Le lecteur sent en lui sourdre la colère des justes. Il se lève et se dirige d’un pas ferme vers l’aréopage fermé des nounous. Étonnées d’une telle visite, elles se tournent vers lui. Il les salue et s’efforce de prendre un ton neutre pour leur déclarer :

- « Vous savez, j’ai l’impression que le petit garçon blond, là-bas, n’est pas très aimé ! Il jouait avec le petit asiatique, et d’un seul coup, quand le petit brun est arrivé, il s’est retrouvé tout seul et les autres l’ont parfaitement ignoré ! »
- « Ah oui », répond l’une d’entre elles, « c’est Camille. Le mercredi, quand Renan n’est pas là, c’est le meilleur ami de Mattéo. Mais dès que Renan et Mattéo sont ensembles, ils l’ignorent complètement. C’est juste que Camille a un an de moins et à cet âge, c’est beaucoup... »
- « Ah...il a un an de moins. On ne dirait pas avec sa taille ! »
- « Oui, il est grand pour son âge. Mais dans les jeux, l’expression et tout ça, ça se voit quand même ! »
- « D’accord, je vois ! »
- «  Mais je comprends que ça vous choque. C’est un peu les jeux du cirque entre les enfants des fois : ils peuvent être impitoyables ! Après, on ne peut pas intervenir tout le temps. Il faut qu’ils apprennent à se débrouiller par eux-mêmes. »
- « Oui c’est sûr... », consent le lecteur d’une petite voix.
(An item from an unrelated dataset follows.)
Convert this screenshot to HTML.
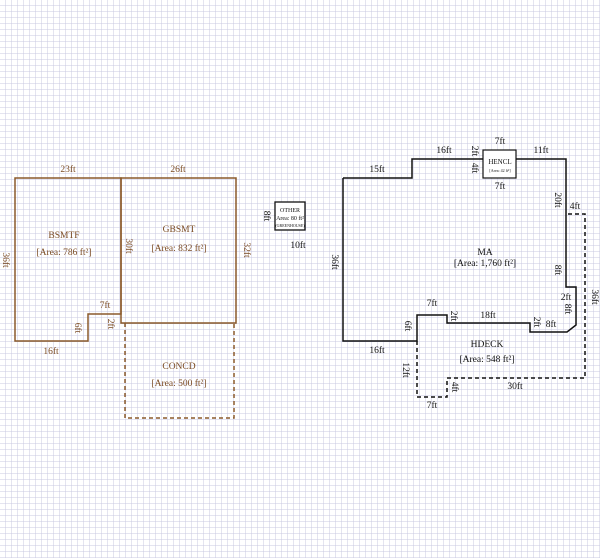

Il remercie ces dames pour leurs éclairages et, un peu confus d’avoir reçu une leçon de realpolitik par une nourrice, se décide à quitter cette implacable arène où les passions humaines en formation s’expriment à l’état sauvage et ne sont que mollement domestiquées par la main pragmatique des nounous. Au moment de refermer la porte du square, il se retourne une dernière fois : les petits gladiateurs sont toujours en prise avec l’indomptable présent, occupant l’espace de toute la puissance de leurs désirs de mouvement. Les quadrupèdes n’en finissent pas d’explorer leur rayon d’action de quelques mètres carrés. Mattéo et Renan courent autour d’un oiseau à ressort. Camille est seul et fait du toboggan.